Displaying 5 of 6 Comments   [ View all ]
Rebecca · July 06, 2012
United States


I do not agree that the Federal Government needs to get involved in early learning at all. Education is a states right according to the constitution. In fact the education department at the federal level needs to be disbanded. Most of the points on the list are excellent and each state needs to support early learning.

Doug Jacobson · July 05, 2012
TREC _ Badlands head Start: Prenatal to Five
SD, United States


I confess that I have not read the entire article from the Center for American Progress. As I read their recommendations, I was left wondering if they are aware of Head Start efforts under the Head Start Child Development and Early Learning Framework initiative. Everything they advocate to occur at the federal level is already happening in this initiative except their desire to channel funding through state governments which simply results in a duplication of administrative structure that already exists through the 45 year, proven effective Head Start program. I intend to read their entire article with these same thoughts in mind.

Francis Wardle · July 05, 2012
CSBC
Denver, United States


I am totally against these federal recommendations (which seem to come up on a regular basis). I am particularly opposed to the "alignment with state standards". As we all know, what this actually means is for states to dictate to early childhood programs inappropriate academic outcomes for young children. They have already done this with Head Start. When is alignment with K-12 going to mean that K-12 will align with all the wonderful, developmentally appropriate things that early childhood programs do (i.e play, the arts, use of the outdoors)? Secondly, if the feds really want to have an impact on the quality of early childhood programs, they need to increase reimbursement rates and make sure that schools receive the 40% reimbursement for children with disabilities (including age 3-5) that they have promised!

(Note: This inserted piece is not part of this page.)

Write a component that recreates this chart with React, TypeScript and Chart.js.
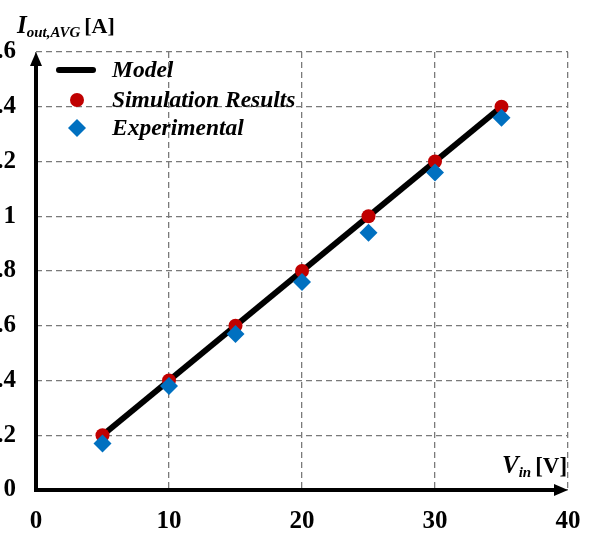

Edna Ranck · July 04, 2012
OMEP-USA
Washington, District of Columbia, United States


This is classic "preaching to the choir" language. Who will receive it? Who will read it? I suspect that the ECE field itself needs to buy into these actions. They need to be converted into a platform on which we all are willing to stand and command attention. We have 150 years of limited government action in ECE in the United States. But we must start somewhere and aim toward something bigger than anything we've done so far. To claim a quotation used by Professional Impact NJ, "start with change in yourself...and start now!"

Cynthia LifeWays North America · July 04, 2012
United States


What an interesting article to come out on the day we celebrate freedom. These types of standardizations work against the freedom we have fought so hard to gain. When will we stop trying to "fix" secondary education by putting more and more pressure on early childhood. This does not honor the purpose and intention of childhood which is to be a self-directed, explorative, open-ended and free individuality. When will we remember to receive young children in reverence, educate them with love and send them forth in freedom.